Short exercise - Repeat everything from the first line of the listing below through the line that contains "const percentages = [11, 5, 12, 37, 35];", exactly. Leave out pictures.

Records for processing -
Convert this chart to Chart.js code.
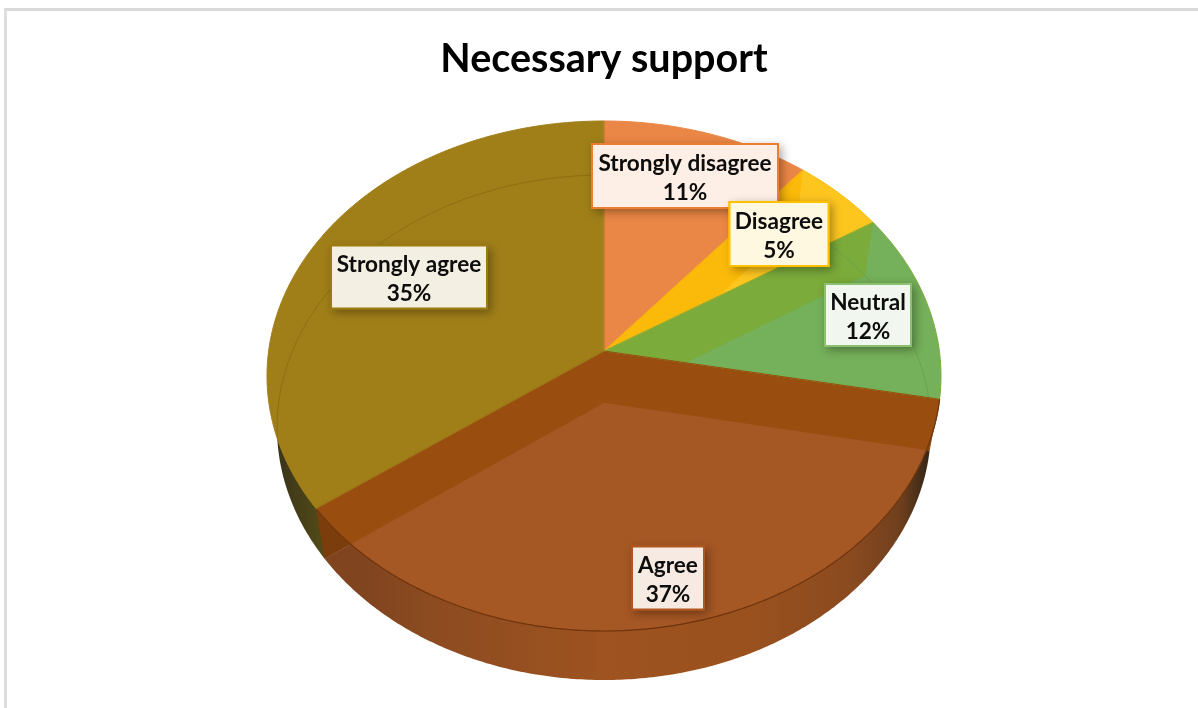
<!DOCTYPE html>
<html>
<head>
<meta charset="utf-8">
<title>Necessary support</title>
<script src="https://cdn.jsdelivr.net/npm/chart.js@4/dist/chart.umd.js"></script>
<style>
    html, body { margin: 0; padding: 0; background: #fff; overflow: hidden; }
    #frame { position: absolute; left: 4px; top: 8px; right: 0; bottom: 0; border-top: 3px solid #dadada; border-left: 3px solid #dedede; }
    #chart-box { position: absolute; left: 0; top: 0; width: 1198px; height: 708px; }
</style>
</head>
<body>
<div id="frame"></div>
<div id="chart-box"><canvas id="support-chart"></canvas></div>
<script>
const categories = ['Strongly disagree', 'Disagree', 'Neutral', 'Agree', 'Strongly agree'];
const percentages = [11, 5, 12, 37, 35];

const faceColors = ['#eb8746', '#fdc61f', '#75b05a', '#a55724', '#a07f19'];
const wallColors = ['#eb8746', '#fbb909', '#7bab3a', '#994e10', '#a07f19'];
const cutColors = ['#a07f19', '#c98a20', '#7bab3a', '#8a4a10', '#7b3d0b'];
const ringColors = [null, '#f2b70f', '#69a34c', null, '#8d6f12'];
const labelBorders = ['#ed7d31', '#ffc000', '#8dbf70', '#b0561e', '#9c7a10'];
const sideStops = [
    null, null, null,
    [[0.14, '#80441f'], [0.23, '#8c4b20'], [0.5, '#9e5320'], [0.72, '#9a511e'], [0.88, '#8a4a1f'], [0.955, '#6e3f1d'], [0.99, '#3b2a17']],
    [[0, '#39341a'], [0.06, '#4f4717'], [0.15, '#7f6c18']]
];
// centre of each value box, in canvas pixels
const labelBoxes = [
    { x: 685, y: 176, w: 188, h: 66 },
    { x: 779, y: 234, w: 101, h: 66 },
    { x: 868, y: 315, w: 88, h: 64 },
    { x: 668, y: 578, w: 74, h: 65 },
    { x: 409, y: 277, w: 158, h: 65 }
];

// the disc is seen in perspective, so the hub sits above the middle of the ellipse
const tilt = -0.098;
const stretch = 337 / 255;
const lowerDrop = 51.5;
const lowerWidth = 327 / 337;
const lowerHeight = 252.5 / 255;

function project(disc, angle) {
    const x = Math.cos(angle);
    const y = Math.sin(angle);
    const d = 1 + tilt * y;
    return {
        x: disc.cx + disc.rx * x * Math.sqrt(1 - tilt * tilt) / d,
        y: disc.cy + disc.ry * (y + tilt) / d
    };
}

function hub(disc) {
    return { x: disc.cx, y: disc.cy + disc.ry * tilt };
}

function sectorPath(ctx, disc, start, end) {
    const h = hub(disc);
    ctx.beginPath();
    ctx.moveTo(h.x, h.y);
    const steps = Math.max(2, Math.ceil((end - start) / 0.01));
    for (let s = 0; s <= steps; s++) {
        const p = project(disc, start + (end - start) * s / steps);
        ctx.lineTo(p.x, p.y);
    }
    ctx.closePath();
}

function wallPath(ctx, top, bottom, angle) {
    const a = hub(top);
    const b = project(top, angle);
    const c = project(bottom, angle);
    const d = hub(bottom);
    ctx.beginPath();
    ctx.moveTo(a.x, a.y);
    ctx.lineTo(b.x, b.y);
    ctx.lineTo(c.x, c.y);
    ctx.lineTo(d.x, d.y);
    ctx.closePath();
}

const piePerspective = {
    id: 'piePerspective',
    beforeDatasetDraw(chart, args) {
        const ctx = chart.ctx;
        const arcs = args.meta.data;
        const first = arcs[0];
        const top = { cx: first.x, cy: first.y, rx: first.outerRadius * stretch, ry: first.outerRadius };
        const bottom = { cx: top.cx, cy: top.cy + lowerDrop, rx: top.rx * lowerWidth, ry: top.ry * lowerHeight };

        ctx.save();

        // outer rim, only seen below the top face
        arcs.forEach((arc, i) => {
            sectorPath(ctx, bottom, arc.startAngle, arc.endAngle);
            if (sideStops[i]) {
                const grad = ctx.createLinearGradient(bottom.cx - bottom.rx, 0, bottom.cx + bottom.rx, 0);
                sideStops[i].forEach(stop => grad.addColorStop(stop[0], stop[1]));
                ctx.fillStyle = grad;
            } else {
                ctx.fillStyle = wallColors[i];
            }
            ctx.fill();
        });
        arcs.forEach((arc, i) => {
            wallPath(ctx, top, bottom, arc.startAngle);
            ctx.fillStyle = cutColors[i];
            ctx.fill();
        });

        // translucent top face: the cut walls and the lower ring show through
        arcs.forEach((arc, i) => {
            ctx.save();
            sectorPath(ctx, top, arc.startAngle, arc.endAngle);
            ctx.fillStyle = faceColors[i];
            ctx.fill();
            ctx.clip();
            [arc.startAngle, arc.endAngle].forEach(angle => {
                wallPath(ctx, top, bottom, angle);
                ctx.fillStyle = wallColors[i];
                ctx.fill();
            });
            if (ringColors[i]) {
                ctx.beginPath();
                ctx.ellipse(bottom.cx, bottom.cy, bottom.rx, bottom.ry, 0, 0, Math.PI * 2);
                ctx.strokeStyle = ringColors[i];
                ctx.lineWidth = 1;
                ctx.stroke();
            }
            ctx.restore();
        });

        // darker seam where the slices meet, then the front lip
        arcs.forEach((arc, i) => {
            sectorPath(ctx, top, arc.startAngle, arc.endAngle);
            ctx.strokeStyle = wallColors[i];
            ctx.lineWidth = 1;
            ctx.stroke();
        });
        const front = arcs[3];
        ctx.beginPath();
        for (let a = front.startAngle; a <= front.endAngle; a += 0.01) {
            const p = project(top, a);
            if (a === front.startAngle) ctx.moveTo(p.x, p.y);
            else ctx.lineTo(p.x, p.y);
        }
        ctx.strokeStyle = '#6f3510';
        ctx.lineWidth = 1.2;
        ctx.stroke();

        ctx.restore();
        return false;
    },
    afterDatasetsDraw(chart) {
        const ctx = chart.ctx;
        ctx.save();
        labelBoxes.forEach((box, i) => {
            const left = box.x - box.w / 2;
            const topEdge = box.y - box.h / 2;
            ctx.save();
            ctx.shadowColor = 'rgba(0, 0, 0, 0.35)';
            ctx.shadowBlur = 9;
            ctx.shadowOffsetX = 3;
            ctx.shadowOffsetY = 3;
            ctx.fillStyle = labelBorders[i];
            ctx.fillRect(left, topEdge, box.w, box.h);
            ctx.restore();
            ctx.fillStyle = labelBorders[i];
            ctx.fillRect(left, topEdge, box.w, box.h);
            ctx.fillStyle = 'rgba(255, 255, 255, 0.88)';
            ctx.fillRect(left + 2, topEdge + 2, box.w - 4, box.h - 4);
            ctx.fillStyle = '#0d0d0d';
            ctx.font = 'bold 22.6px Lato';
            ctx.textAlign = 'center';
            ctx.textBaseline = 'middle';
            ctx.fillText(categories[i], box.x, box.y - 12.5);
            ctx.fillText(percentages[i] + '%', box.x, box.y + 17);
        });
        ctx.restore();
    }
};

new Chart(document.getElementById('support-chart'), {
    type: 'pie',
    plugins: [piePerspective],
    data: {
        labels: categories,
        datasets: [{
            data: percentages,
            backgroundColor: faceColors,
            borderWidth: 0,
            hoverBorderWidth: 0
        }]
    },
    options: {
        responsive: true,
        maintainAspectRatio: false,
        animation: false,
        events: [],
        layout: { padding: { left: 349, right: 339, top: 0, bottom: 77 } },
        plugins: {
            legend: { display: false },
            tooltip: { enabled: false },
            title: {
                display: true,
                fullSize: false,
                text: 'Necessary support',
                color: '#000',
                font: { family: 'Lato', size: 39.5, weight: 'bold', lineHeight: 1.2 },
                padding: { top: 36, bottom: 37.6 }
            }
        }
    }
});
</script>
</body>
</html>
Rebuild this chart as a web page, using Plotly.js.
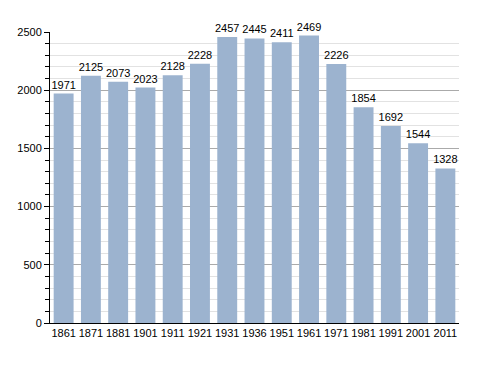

Task response -
Convert this chart to Chart.js code.
<!DOCTYPE html>
<html>
<head>
<meta charset="utf-8">
<title>Necessary support</title>
<script src="https://cdn.jsdelivr.net/npm/chart.js@4/dist/chart.umd.js"></script>
<style>
    html, body { margin: 0; padding: 0; background: #fff; overflow: hidden; }
    #frame { position: absolute; left: 4px; top: 8px; right: 0; bottom: 0; border-top: 3px solid #dadada; border-left: 3px solid #dedede; }
    #chart-box { position: absolute; left: 0; top: 0; width: 1198px; height: 708px; }
</style>
</head>
<body>
<div id="frame"></div>
<div id="chart-box"><canvas id="support-chart"></canvas></div>
<script>
const categories = ['Strongly disagree', 'Disagree', 'Neutral', 'Agree', 'Strongly agree'];
const percentages = [11, 5, 12, 37, 35];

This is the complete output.